The trial, which comes almost a decade after initial investigations started, threatens to undermine her National Rally (RN) party’s efforts to polish its image before the 2027 presidential election, which many believe she could win.
On Wednesday, the Paris prosecutor requested a €300,000 (£249,439) fine, five years in prison and an ineligibility sentence against Le Pen, with provisional execution – meaning the ban on running for public office would take immediate effect.
If the court finds her guilty of the charges with this provisional execution, Le Pen will not be able to run in elections even if she appeals against the judgment.
The trial runs until 27 November, after which the judges will retire to consider their verdict and consider what sentence to hand down, taking into account the prosecutor’s requests. The verdict is likely to be announced in early 2025.

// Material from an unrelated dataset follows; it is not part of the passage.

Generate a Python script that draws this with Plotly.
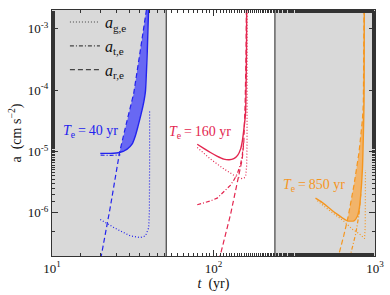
import math
import plotly.graph_objects as go

# ---------------- data ----------------
# shaded (gray) epochs, in yr
shade_left = [10, 51]
shade_right = [240, 1000]

# Te = 40 yr (blue)
b_tot_t = [19.9, 23.0, 26.2, 29.2, 31.3, 32.8, 34.1, 35.3, 36.4, 37.1, 37.9, 38.4, 38.9, 39.7]
b_tot_a = [9.3e-6, 9.3e-6, 9.6e-6, 1.09e-5, 1.31e-5, 1.78e-5, 2.58e-5, 3.7e-5, 5.2e-5, 6.6e-5, 9.5e-5, 1.84e-4, 4.2e-4, 2.4e-3]
b_g_t = [19.9, 21.4, 24.0, 26.5, 30.6, 35.3, 37.9, 39.7, 40.1, 40.2, 40.2]
b_g_a = [7.8e-7, 6.9e-7, 5.8e-7, 5.06e-7, 4.2e-7, 3.95e-7, 4.2e-7, 5.7e-7, 1.06e-6, 6.7e-6, 4.5e-5]
b_t_t = [20.0, 23.0, 26.5]
b_t_a = [8.7e-6, 8.6e-6, 8.8e-6]
b_r_t = [20.07, 20.2, 23.0, 26.2, 28.9, 32.06, 35.3, 38.8]
b_r_a = [1.8e-7, 2.0e-7, 1.27e-6, 9.6e-6, 2.9e-5, 8.8e-5, 4.6e-4, 2.4e-3]

# Te = 160 yr (red)
r_tot_t = [79.3, 88, 95.8, 105, 115.8, 125, 133.6, 141, 147.1, 151, 154.1, 157.9, 159.3, 160.2, 160.5]
r_tot_a = [1.31e-5, 1.1e-5, 9.6e-6, 8.4e-6, 7.5e-6, 7.3e-6, 7.6e-6, 8.6e-6, 1.09e-5, 1.5e-5, 2.27e-5, 4.2e-5, 1.5e-4, 6e-4, 3e-3]
r_g_t = [79.3, 95.8, 115.8, 133.6, 145, 150.6, 155, 158.5, 160.5, 161.3, 161.6]
r_g_a = [1.16e-5, 7.5e-6, 5.2e-6, 4.1e-6, 3.7e-6, 3.6e-6, 3.7e-6, 4.1e-6, 6e-6, 1.4e-5, 3e-3]
r_t_t = [79.3, 95, 105.4, 115.8, 127.5, 133.6, 140.3, 147.1, 150.6, 154]
r_t_a = [1.35e-6, 1.55e-6, 1.73e-6, 2.2e-6, 2.83e-6, 3.4e-6, 4.3e-6, 6.2e-6, 8.5e-6, 1.5e-5]
r_r_t = [108, 110.5, 127.5, 140.3, 150.6, 154, 157, 159, 160]
r_r_a = [1.7e-7, 2.1e-7, 9.4e-7, 3.2e-6, 7.5e-6, 1.4e-5, 6e-5, 4e-4, 3e-3]

# Te = 850 yr (orange)
o_tot_t = [428, 470, 507, 545, 585, 630, 675, 741, 778, 796, 816, 836, 847, 855, 857, 858]
o_tot_a = [1.73e-6, 1.48e-6, 1.27e-6, 1.08e-6, 9.4e-7, 8.2e-7, 7.4e-7, 7.4e-7, 8.8e-7, 1.1e-6, 1.95e-6, 5.2e-6, 1.78e-5, 6.1e-5, 3e-4, 3e-3]
o_g_t = [440, 520, 642, 724, 796, 840, 862, 870, 872, 873]
o_g_a = [1.57e-6, 1.1e-6, 7.3e-7, 5.4e-7, 4.6e-7, 4.0e-7, 3.8e-7, 6e-7, 2e-6, 5e-6]
o_t_t = [700, 706, 759, 796, 816]
o_t_a = [1.8e-7, 2.1e-7, 4.5e-7, 9.4e-7, 2.0e-6]
o_r_t = [585, 598, 640, 680, 741, 796, 836, 847, 853, 857]
o_r_a = [1.7e-7, 2.1e-7, 4.2e-7, 8.3e-7, 2.83e-6, 9.6e-6, 3.3e-5, 6.1e-5, 3e-4, 3e-3]

# fill start (index in r-curve and in tot-curve where the shaded wedge begins)
b_fill_start = (3, 2)
o_fill_start = (3, 6)

labels = ["<i>T</i><sub>e</sub>\u2009=\u200940 yr", "<i>T</i><sub>e</sub>\u2009=\u2009160 yr", "<i>T</i><sub>e</sub>\u2009=\u2009850 yr"]
label_t = [17.3, 83, 417]
label_a = [2.1e-5, 2.0e-5, 2.8e-6]

xtick_vals = [10, 100, 1000]
xtick_text = ["10<sup>1</sup>", "10<sup>2</sup>", "10<sup>3</sup>"]
ytick_vals = [1e-6, 1e-5, 1e-4, 1e-3]
ytick_text = ["10<sup>-6</sup>", "10<sup>-5</sup>", "10<sup>-4</sup>", "10<sup>-3</sup>"]

# ---------------- styles ----------------
BLUE = "#2323ee"
BLUE_FILL = "rgb(104,104,243)"
RED = "#e3264f"
ORANGE = "#f5961f"
ORANGE_FILL = "rgb(242,180,106)"
SERIF = "Liberation Serif, DejaVu Serif, serif"
DOT = "1px,2px"
DASHDOT = "4px,2px,1px,2px"
DASH = "5px,3px"

fig = go.Figure()

def group(tot_t, tot_a, g_t, g_a, t_t, t_a, r_t, r_a, color, fill, fill_start):
    lw = 1.2
    fig.add_trace(go.Scatter(x=g_t, y=g_a, mode="lines", line=dict(color=color, width=lw, dash=DOT), showlegend=False, hoverinfo="skip"))
    fig.add_trace(go.Scatter(x=t_t, y=t_a, mode="lines", line=dict(color=color, width=lw, dash=DASHDOT), showlegend=False, hoverinfo="skip"))
    if fill is not None:
        i_r, i_s = fill_start
        px = list(r_t[i_r:]) + list(tot_t[i_s:])[::-1]
        py = list(r_a[i_r:]) + list(tot_a[i_s:])[::-1]
        fig.add_trace(go.Scatter(x=px, y=py, mode="lines", fill="toself", fillcolor=fill, line=dict(width=0), showlegend=False, hoverinfo="skip"))
    fig.add_trace(go.Scatter(x=r_t, y=r_a, mode="lines", line=dict(color=color, width=lw, dash=DASH), showlegend=False, hoverinfo="skip"))
    fig.add_trace(go.Scatter(x=tot_t, y=tot_a, mode="lines", line=dict(color=color, width=1.4, shape="spline", smoothing=0.6), showlegend=False, hoverinfo="skip"))

group(b_tot_t, b_tot_a, b_g_t, b_g_a, b_t_t, b_t_a, b_r_t, b_r_a, BLUE, BLUE_FILL, b_fill_start)
group(r_tot_t, r_tot_a, r_g_t, r_g_a, r_t_t, r_t_a, r_r_t, r_r_a, RED, None, None)
group(o_tot_t, o_tot_a, o_g_t, o_g_a, o_t_t, o_t_a, o_r_t, o_r_a, ORANGE, ORANGE_FILL, o_fill_start)

# legend entries (black line styles)
for name, dash in [("<i>a</i><sub>g,e</sub>", DOT), ("<i>a</i><sub>t,e</sub>", DASHDOT), ("<i>a</i><sub>r,e</sub>", DASH)]:
    fig.add_trace(go.Scatter(x=[None], y=[None], mode="lines", name=name, line=dict(color="#444", width=1.2, dash=dash)))

shapes = []
for (x0, x1) in (shade_left, shade_right):
    shapes.append(dict(type="rect", xref="x", yref="paper", x0=x0, x1=x1, y0=0, y1=1, fillcolor="#d9d9d9", line=dict(width=0), layer="below"))
for xv in (shade_left[1], shade_right[0]):
    shapes.append(dict(type="line", xref="x", yref="paper", x0=xv, x1=xv, y0=0, y1=1, line=dict(color="#444", width=1.2), layer="above"))

colors = [BLUE, RED, ORANGE]
annotations = []
for txt, lx, ly, c in zip(labels, label_t, label_a, colors):
    annotations.append(dict(x=math.log10(lx), y=math.log10(ly), xref="x", yref="y", text=txt, showarrow=False,
                            xanchor="center", yanchor="middle", font=dict(family=SERIF, size=14, color=c)))

axis_common = dict(type="log", showgrid=False, zeroline=False, showline=True, linecolor="#333", linewidth=1.2,
                   mirror="allticks", ticks="inside", ticklen=6, tickcolor="#333", tickwidth=1, automargin=False,
                   minor=dict(ticks="inside", ticklen=3, tickcolor="#333", showgrid=False),
                   tickfont=dict(family=SERIF, size=13, color="#111"))

fig.update_layout(
    width=390, height=295,
    margin=dict(l=52, r=15, t=5, b=39),
    paper_bgcolor="white", plot_bgcolor="white",
    shapes=shapes, annotations=annotations,
    xaxis=dict(axis_common, range=[1, 3], tickvals=xtick_vals, ticktext=xtick_text,
               title=dict(text="<i>t</i>  (yr)", font=dict(family=SERIF, size=14, color="#111"), standoff=0)),
    yaxis=dict(axis_common, range=[-6.704, -2.696], tickvals=ytick_vals, ticktext=ytick_text,
               title=dict(text="a  (cm s<sup>\u22122</sup>)", font=dict(family=SERIF, size=14, color="#111"), standoff=2)),
    legend=dict(x=0.04, y=1.02, xanchor="left", yanchor="top", bgcolor="rgba(0,0,0,0)", borderwidth=0,
                font=dict(family=SERIF, size=16, color="#111"), itemwidth=30, tracegroupgap=0),
    showlegend=True,
)

fig.write_html("out.html", config={"displayModeBar": False},
               post_script="document.body.style.margin='0';document.body.style.overflow='hidden';")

Le Pen, the RN party, and 24 others – party officials, employees, former lawmakers and parliamentary assistants – are accused of using European parliament money to pay staff in France who were working for their party, which at the time was called the National Front.

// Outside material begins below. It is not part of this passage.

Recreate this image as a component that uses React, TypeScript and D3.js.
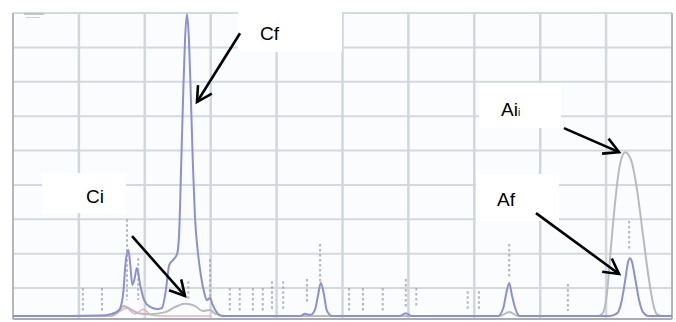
import React from 'react'
import * as d3 from 'd3'

const width = 676
const height = 322

// axis ticks (retention time in min, signal in arbitrary units)
const timeTicks = [0, 1, 2, 3, 4, 5, 6, 7, 8, 9, 10]
const signalTicks = [0, 1, 2, 3, 4, 5, 6, 7, 8]

// blue trace (final sample)
const blueTrace: [number, number][] = [
  [0, -0.81], [0.71, -0.81], [1.32, -0.8], [1.5, -0.75], [1.61, -0.64], [1.67, -0.2],
  [1.71, 0.76], [1.75, 1.11], [1.78, 0.67], [1.81, 0.09], [1.84, 0.23], [1.88, 0.58],
  [1.93, 0.09], [1.99, -0.35], [2.08, -0.55], [2.19, -0.61], [2.26, -0.58], [2.32, -0.06],
  [2.37, 0.67], [2.43, 0.82], [2.49, 0.99], [2.52, 1.54], [2.55, 3.43], [2.58, 5.47],
  [2.61, 7.21], [2.64, 7.97], [2.67, 7.21], [2.7, 5.47], [2.73, 3.58], [2.76, 2.12],
  [2.81, 0.96], [2.85, 0.38], [2.9, -0.12], [2.94, -0.35], [2.99, -0.29], [3.03, -0.49],
  [3.1, -0.73], [3.17, -0.81], [4.36, -0.81], [4.43, -0.75], [4.51, -0.78], [4.58, -0.64],
  [4.63, -0.2], [4.67, 0.15], [4.72, -0.2], [4.76, -0.64], [4.84, -0.81], [5.87, -0.81],
  [5.96, -0.73], [6.05, -0.81], [7.36, -0.81], [7.44, -0.58], [7.48, -0.2], [7.53, 0.15],
  [7.57, -0.2], [7.62, -0.58], [7.69, -0.81], [9.06, -0.81], [9.17, -0.73], [9.23, -0.43],
  [9.29, 0.23], [9.33, 0.73], [9.36, 0.87], [9.39, 0.78], [9.44, 0.29], [9.5, -0.35],
  [9.56, -0.7], [9.64, -0.81], [10, -0.81],
]

// gray trace (initial sample)
const grayTrace: [number, number][] = [
  [0, -0.81], [1.47, -0.81], [1.59, -0.7], [1.68, -0.52], [1.78, -0.61], [1.9, -0.73],
  [2.08, -0.76], [2.31, -0.7], [2.46, -0.55], [2.61, -0.46], [2.76, -0.52], [2.88, -0.67],
  [2.99, -0.64], [3.08, -0.76], [3.22, -0.81], [7.39, -0.81], [7.53, -0.7], [7.66, -0.81],
  [8.88, -0.81], [8.95, -0.73], [9.01, -0.2], [9.07, 1.11], [9.14, 2.56], [9.2, 3.49],
  [9.29, 3.95], [9.38, 3.72], [9.47, 2.85], [9.56, 1.54], [9.64, 0.38], [9.71, -0.43],
  [9.77, -0.76], [9.85, -0.81], [10, -0.81],
]

// faint pink trace (only visible near the early peaks)
const pinkTrace: [number, number][] = [
  [1.3, -0.81], [1.5, -0.81], [1.62, -0.68], [1.72, -0.58], [1.85, -0.75], [1.98, -0.62],
  [2.1, -0.79], [2.3, -0.81], [3.0, -0.81],
]

// peak label markers: [time, top, bottom]
const peakMarks: [number, number, number][] = [
  [1.06, 0, -0.67], [1.35, 0, -0.67], [1.73, 2.0, -0.35], [1.9, 0.87, -0.35],
  [2.66, 0.2, -0.35], [2.99, 0.84, -0.35], [3.29, 0, -0.67], [3.44, 0, -0.67],
  [3.64, 0, -0.67], [3.79, 0, -0.67], [3.93, 0.2, -0.67], [4.1, 0.2, -0.67],
  [4.46, 0.26, -0.46], [4.66, 1.28, 0.12], [5.1, 0, -0.67], [5.31, 0, -0.67],
  [5.61, 0, -0.67], [5.96, 0.26, -0.58], [6.12, 0, -0.58], [6.9, -0.09, -0.67],
  [7.07, -0.09, -0.67], [7.53, 1.28, 0.29], [8.42, 0.12, -0.67], [9.35, 1.95, 1.08],
]

const labels = ['Cf', 'Ai', 'Af', 'Ci']

// annotation layout: box + text in px, arrow tail/tip in data units
const annotations = [
  { box: [238, 0, 104, 52], text: [260, 40], from: [3.445, 7.41], to: [2.792, 5.41] },
  { box: [479, 83, 82, 45], text: [501, 116], from: [8.36, 4.65], to: [9.196, 3.955] },
  { box: [476, 174, 83, 47], text: [497, 206], from: [7.936, 2.18], to: [9.196, 0.41] },
  { box: [42, 173, 84, 40], text: [86, 203], from: [1.806, 1.51], to: [2.61, -0.23] },
]

const x = d3.scaleLinear().domain([0, 10]).range([13, 672])
const y = d3.scaleLinear().domain([-0.9, 8]).range([319, 13])

const line = d3.line<[number, number]>()
  .x(d => x(d[0]))
  .y(d => y(d[1]))
  .curve(d3.curveMonotoneX)

function Arrow ({ from, to }: { from: number[], to: number[] }) {
  const x1 = x(from[0]), y1 = y(from[1]), x2 = x(to[0]), y2 = y(to[1])
  const a = Math.atan2(y2 - y1, x2 - x1)
  const len = 17, spread = 0.5
  const h1 = [x2 - len * Math.cos(a - spread), y2 - len * Math.sin(a - spread)]
  const h2 = [x2 - len * Math.cos(a + spread), y2 - len * Math.sin(a + spread)]
  return (
    <g stroke="#000" strokeWidth={2.6} fill="none" strokeLinecap="butt">
      <line x1={x1} y1={y1} x2={x2} y2={y2} />
      <polyline points={`${h1[0]},${h1[1]} ${x2},${y2} ${h2[0]},${h2[1]}`} strokeLinejoin="miter" />
    </g>
  )
}

export default function App () {
  return (
    <svg width={width} height={height} style={{ position: 'absolute', left: 0, top: 0, background: '#fff' }}
      fontFamily="Arial, 'Liberation Sans', sans-serif">
      <rect x={x(0)} y={y(8)} width={x(10) - x(0)} height={y(-0.9) - y(8)} fill="#fbfcfd" />
      {/* grid */}
      {signalTicks.map(t => (
        <line key={'h' + t} x1={x(0)} x2={x(10)} y1={y(t)} y2={y(t)} stroke="#d5d9dd" strokeWidth={2} />
      ))}
      {timeTicks.map(t => (
        <line key={'v' + t} x1={x(t)} x2={x(t)} y1={y(8)} y2={y(-0.9)}
          stroke={t === 0 || t === 10 ? '#b4b6ba' : '#d3d6da'} strokeWidth={t === 0 || t === 10 ? 2 : 2.5} />
      ))}
      <line x1={x(0)} x2={x(10)} y1={y(-0.9)} y2={y(-0.9)} stroke="#a9acb3" strokeWidth={2} />
      {/* small legend mark at top left */}
      <line x1={24} x2={44} y1={14} y2={14} stroke="#b8b8b8" strokeWidth={1.5} />
      <line x1={26} x2={40} y1={17.5} y2={17.5} stroke="#d0d0d0" strokeWidth={1} />
      {/* peak markers */}
      {peakMarks.map((m, i) => (
        <line key={'m' + i} x1={x(m[0])} x2={x(m[0])} y1={y(m[1])} y2={y(m[2])}
          stroke="#9d9fac" strokeWidth={2} strokeDasharray="2.5,2.5" opacity={0.75} />
      ))}
      {/* traces */}
      <path d={line(pinkTrace) || ''} fill="none" stroke="#e6b4bc" strokeWidth={1.5} />
      <path d={line(grayTrace) || ''} fill="none" stroke="#b9babd" strokeWidth={2} />
      <path d={line(blueTrace) || ''} fill="none" stroke="#8c90cc" strokeWidth={2} />
      {/* annotations */}
      {annotations.map((a, i) => (
        <g key={'a' + i}>
          <rect x={a.box[0]} y={a.box[1]} width={a.box[2]} height={a.box[3]} fill="#fff" />
          <text x={a.text[0]} y={a.text[1]} fontSize={19} fill="#000">
            {labels[i]}
            {labels[i] === 'Ai' ? <tspan fontSize={10}>i</tspan> : null}
          </text>
          <Arrow from={a.from} to={a.to} />
        </g>
      ))}
    </svg>
  )
}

The RN, like other far-right parties across the continent, is riding high after a strong performance in European elections in June.
“The law applies to all”, the prosecutor Nicolas Barret told the court, as Le Pen sat in the front row of the defendants’ benches, adding that the ban would “prohibit the defendants from running in future local or national elections”.
He demanded a five-year jail sentence for Le Pen, calling for at least two years of that to be a “convertible” custodial sentence, meaning there would be a possibility of partial release.
“I think the prosecutors’ wish is to deprive the French people of the ability to vote for who they want,” Le Pen later said.
The alleged fake jobs system, which was first flagged in 2015, covers parliamentary assistant contracts between 2004 and 2016. Prosecutors say the assistants worked exclusively for the party outside parliament.
Addressing the trial last month, Le Pen said she was innocent. “I have absolutely no sense of having committed the slightest irregularity, or the slightest illegal act,” she said.
Questioned last month about how exactly she selected her presumed parliamentary aides, and what their tasks were, Le Pen gave general answers, or said she could not remember.
If convicted, Le Pen would be able to lodge an appeal.
European parliament authorities said the legislature had lost €3m through the jobs scheme. The RN has paid back €1m, which it says is not an admission of guilt.